The CSI 300 Index of the biggest companies traded in Shanghai and Shenzhen fell 5.95 percent or 293.50 points to end at 4,637.05 points, a drop of 13.08 percent from the previous week.

ChiNext, the country's NASDAQ-style board for high-tech and emerging start-ups, dived 5.41 percent or 189.57 points to 3,314.98 points, losing 14.99 percent for the week and marking the index's sharpest weekly drop in history.

Last week also saw trading volume shrink day by day, with total turnover on the two bourses Friday reaching 1.29 trillion yuan ($207.82 billion), the lowest level since May 19.

Amid rising fears that the A-share market may run out of momentum, a panicked sell-off drove the Shanghai benchmark below the psychologically important marks of 5,000 points and 4,500 points successively over the past week.

Analysts generally believe that liquidity concern was the major trigger of the recent high volatility in the stock markets, which are highly leveraged.

First, equity market usually faces liquidity pressure toward the end of the first half as banks and companies need to stock up on cash to shine up their balance sheets.

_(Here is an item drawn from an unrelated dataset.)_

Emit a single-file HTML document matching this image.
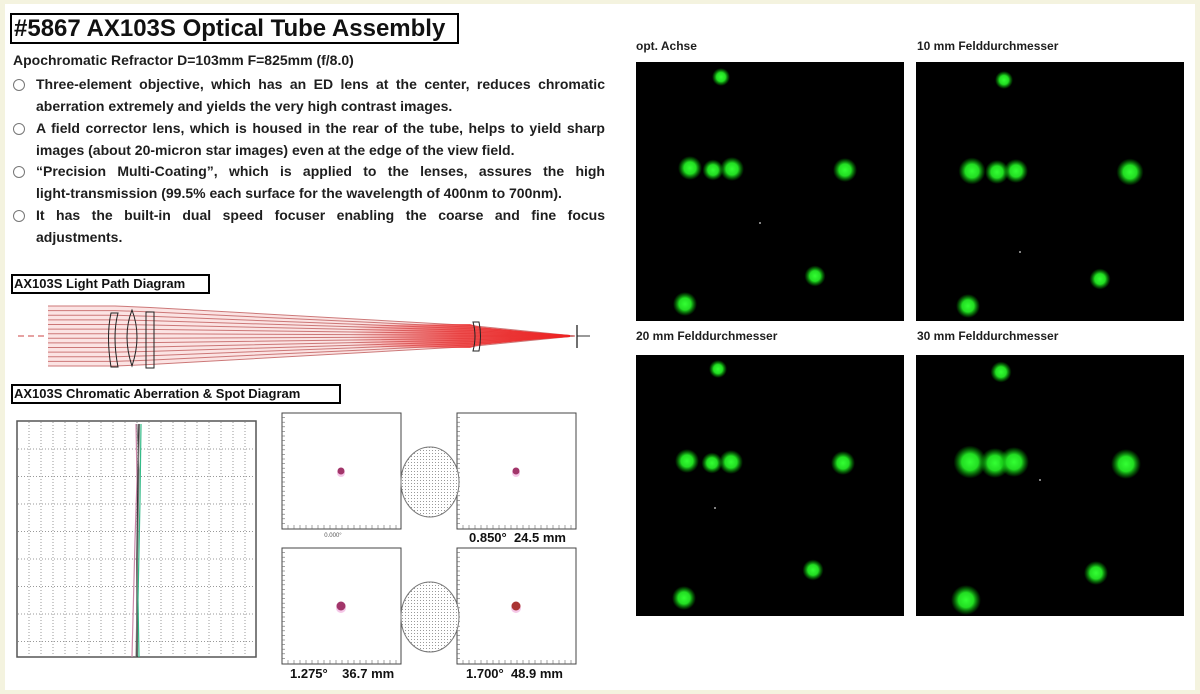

Second, a wave of IPOs opened to investor subscriptions last week, which analysts estimate froze nearly 7 trillion yuan temporarily.

Among them, Guotai Junan Securities, China's third-largest brokerage by profit, aims to raise 30.1 billion yuan through its IPO in the Shanghai Stock Exchange, marking the country's biggest IPO since 2010, which alone locked up 2.35 trillion yuan over the past week.

Third, the China Securities Regulatory Commission reiterated recently its ban on the use of shadow financing for stock purchases, and local authorities have reportedly started investigating so-called umbrella trusts.

Recent media reports showed that China's shadow financing in equity investment may total about 500 billion yuan, which allow for more leverage than brokerages' margin financing and expose investors to higher risks.

Moreover, last week's plunge could be nothing more than a normal correction, and there may be more corrections in store in the short term, analysts said. So far this year, the Shanghai Composite Index has gained 38.45 percent, and the mainland markets have performed better than any others in the world.

Yet, in the medium term, the bull market will continue, Wu Chunhua, an analyst with Minsheng Securities, wrote in a note published Saturday in the China Securities Journal.

This recent bull run has been driven by expectations for reforms that will support share prices. With more reforms on the way, those expectations haven't changed.